Passive attacks are the enablers of dragnet surveillance, what HTTPS aims to prevent, and the same actors that are known to engage in dragnet surveillance have specialized in surgical key extraction attacks.

There is no proof that these attacks are currently performed and the aim of this post is not to spread FUD about TLS, which is still the most impactful security measure on the Internet today despite all its defects. However, war-gaming the most effective attacks is a valuable exercise to ensure we focus on improving the important parts, and Session Tickets are often the single weakest link in TLS, far ahead of the CA system that receives so much more attention.
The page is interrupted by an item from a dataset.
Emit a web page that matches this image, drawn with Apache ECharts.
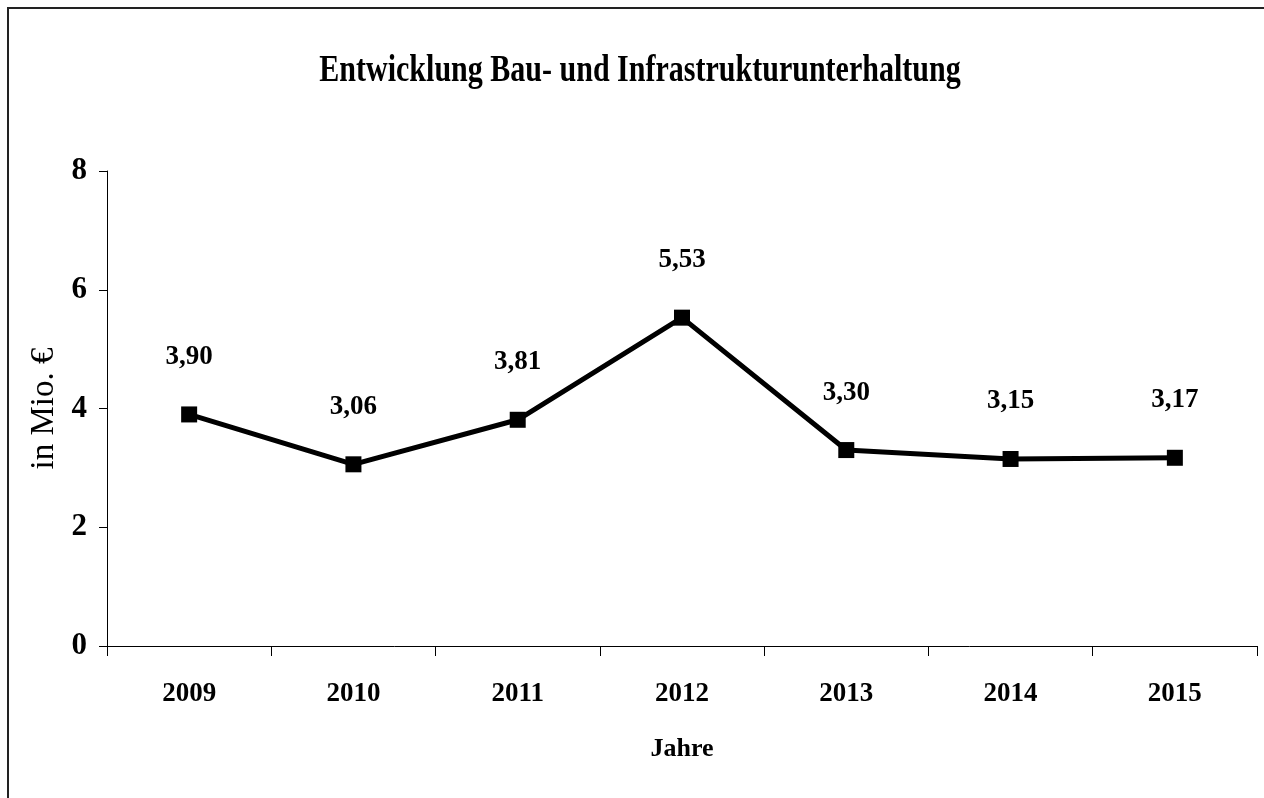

Session Tickets in the real world

The likeliness and impact of the described attacks changes depending on how Session Tickets are deployed.

Drew Springall et al. made a good survey in "Measuring the Security Harm of TLS Crypto Shortcuts", revealing how many networks neglect to regularly rotate STEKs. Tim Taubert wrote about what popular software stacks do regarding key rotation. The landscape is bleak.

In some cases, the same STEK can be used across national borders, putting it under multiple jurisdictional threats. A single compromised machine then enables an attacker to decrypt traffic passively across the whole world by simply exfiltrating a short key every rotation period.

Mitigating this by using different STEKs across geographical locations involves a trade-off, since it disables session resumption for clients roaming across them. It does however increase the cost for what appears to be the easiest dragnet surveillance avenue at this time, which is always a good result.

In conclusion, I can't wait for TLS 1.3.